** BEGIN DATA SECTION **
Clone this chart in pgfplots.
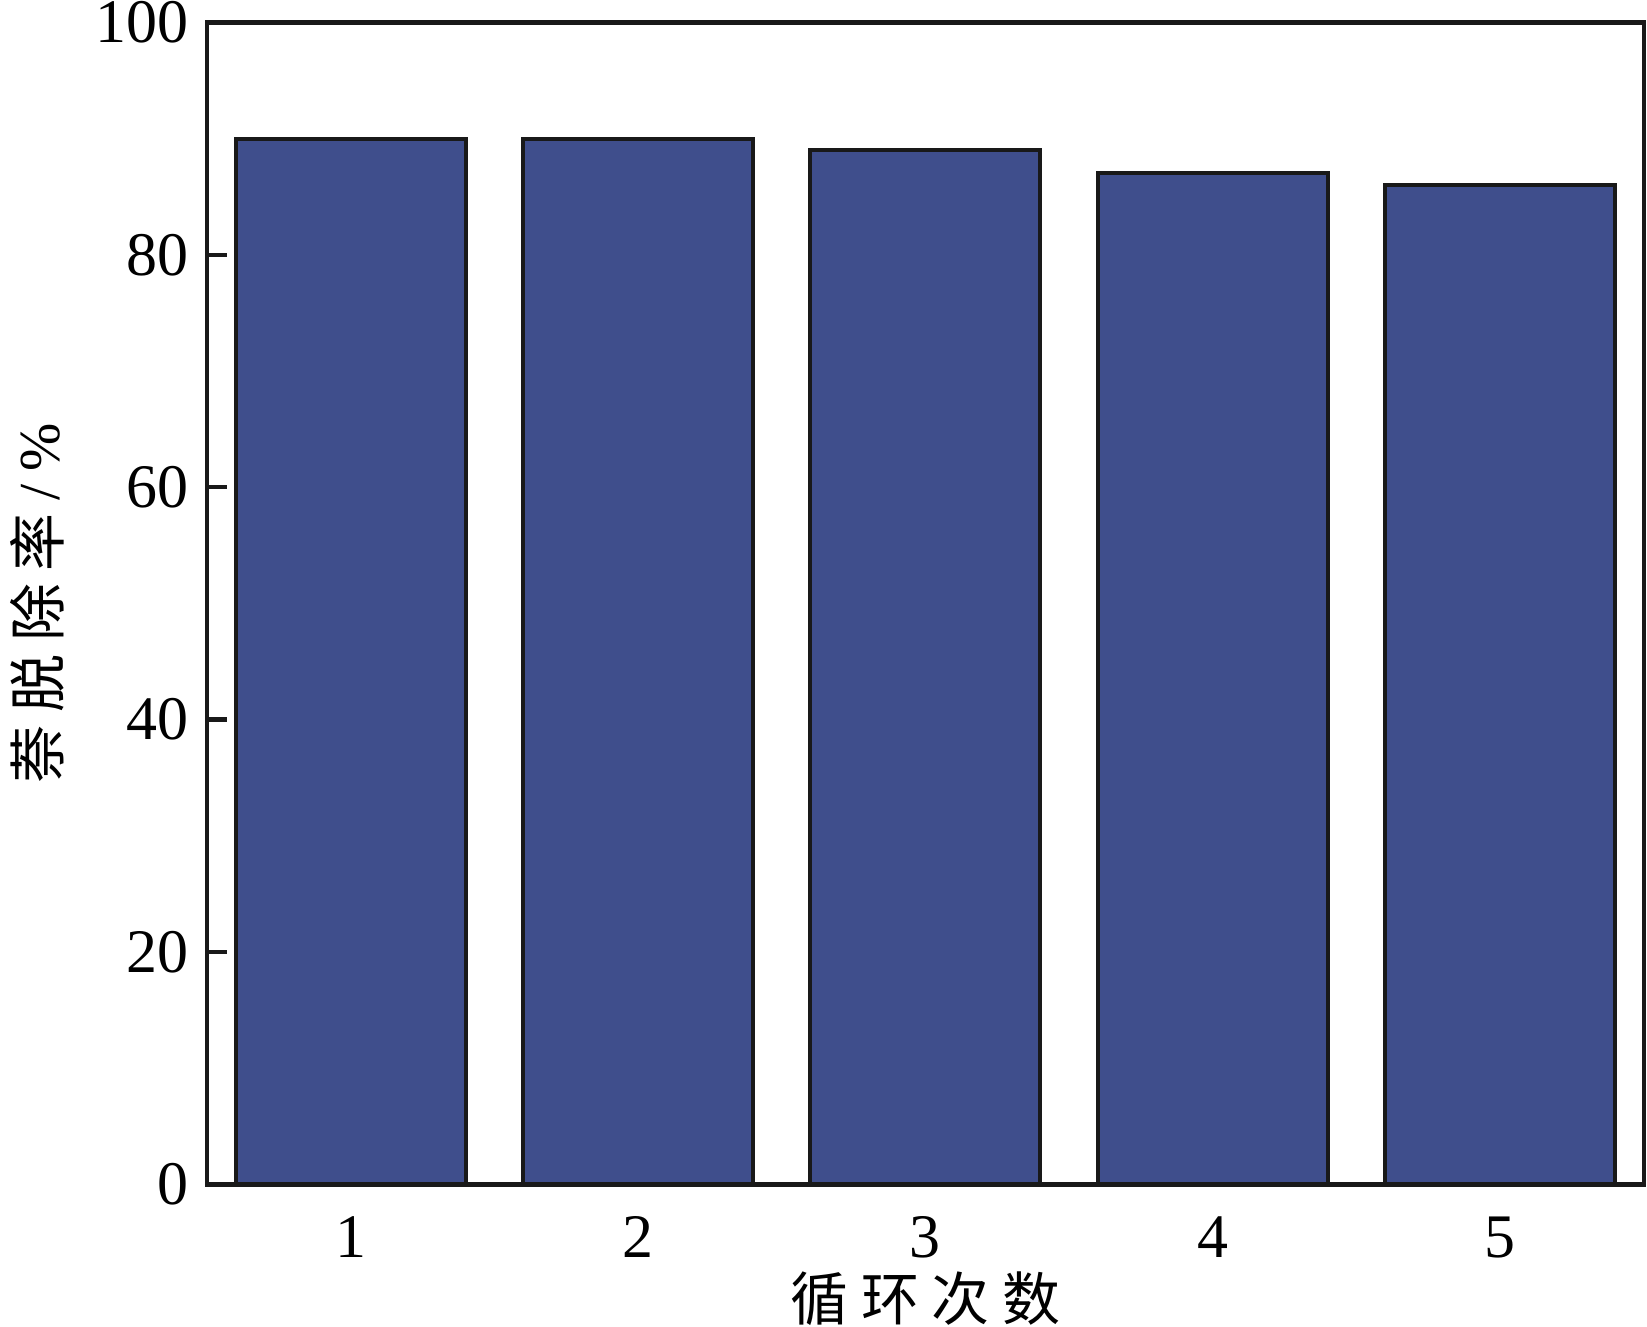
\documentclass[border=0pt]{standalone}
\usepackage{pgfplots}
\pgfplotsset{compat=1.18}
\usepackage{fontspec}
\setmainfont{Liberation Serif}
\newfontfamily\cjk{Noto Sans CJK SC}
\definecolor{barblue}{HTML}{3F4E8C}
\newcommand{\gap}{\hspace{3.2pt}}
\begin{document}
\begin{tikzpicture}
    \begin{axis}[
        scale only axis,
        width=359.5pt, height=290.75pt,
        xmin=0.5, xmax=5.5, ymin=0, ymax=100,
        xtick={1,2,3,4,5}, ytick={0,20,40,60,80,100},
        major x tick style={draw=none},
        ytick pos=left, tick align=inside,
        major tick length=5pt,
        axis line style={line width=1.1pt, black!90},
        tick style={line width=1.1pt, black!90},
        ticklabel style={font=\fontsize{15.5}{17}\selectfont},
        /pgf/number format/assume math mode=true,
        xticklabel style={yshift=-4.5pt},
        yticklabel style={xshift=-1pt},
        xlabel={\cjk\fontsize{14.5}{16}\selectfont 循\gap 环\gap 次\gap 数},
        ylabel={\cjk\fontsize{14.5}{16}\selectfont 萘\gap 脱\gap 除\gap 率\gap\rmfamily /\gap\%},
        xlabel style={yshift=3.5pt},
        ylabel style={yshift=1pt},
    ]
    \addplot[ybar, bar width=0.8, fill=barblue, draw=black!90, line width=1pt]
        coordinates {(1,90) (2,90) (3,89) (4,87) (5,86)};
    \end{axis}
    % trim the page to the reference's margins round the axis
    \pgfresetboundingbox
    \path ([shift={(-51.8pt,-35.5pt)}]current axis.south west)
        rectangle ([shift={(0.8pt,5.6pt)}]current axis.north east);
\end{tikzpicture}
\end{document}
** END DATA SECTION **
• SET TASK
Reproduce each line word for word and drop the pictures.

• RESULT OF THE EXERCISE
Clone this chart in pgfplots.
\documentclass[border=0pt]{standalone}
\usepackage{pgfplots}
\pgfplotsset{compat=1.18}
\usepackage{fontspec}
\setmainfont{Liberation Serif}
\newfontfamily\cjk{Noto Sans CJK SC}
\definecolor{barblue}{HTML}{3F4E8C}
\newcommand{\gap}{\hspace{3.2pt}}
\begin{document}
\begin{tikzpicture}
    \begin{axis}[
        scale only axis,
        width=359.5pt, height=290.75pt,
        xmin=0.5, xmax=5.5, ymin=0, ymax=100,
        xtick={1,2,3,4,5}, ytick={0,20,40,60,80,100},
        major x tick style={draw=none},
        ytick pos=left, tick align=inside,
        major tick length=5pt,
        axis line style={line width=1.1pt, black!90},
        tick style={line width=1.1pt, black!90},
        ticklabel style={font=\fontsize{15.5}{17}\selectfont},
        /pgf/number format/assume math mode=true,
        xticklabel style={yshift=-4.5pt},
        yticklabel style={xshift=-1pt},
        xlabel={\cjk\fontsize{14.5}{16}\selectfont 循\gap 环\gap 次\gap 数},
        ylabel={\cjk\fontsize{14.5}{16}\selectfont 萘\gap 脱\gap 除\gap 率\gap\rmfamily /\gap\%},
        xlabel style={yshift=3.5pt},
        ylabel style={yshift=1pt},
    ]
    \addplot[ybar, bar width=0.8, fill=barblue, draw=black!90, line width=1pt]
        coordinates {(1,90) (2,90) (3,89) (4,87) (5,86)};
    \end{axis}
    % trim the page to the reference's margins round the axis
    \pgfresetboundingbox
    \path ([shift={(-51.8pt,-35.5pt)}]current axis.south west)
        rectangle ([shift={(0.8pt,5.6pt)}]current axis.north east);
\end{tikzpicture}
\end{document}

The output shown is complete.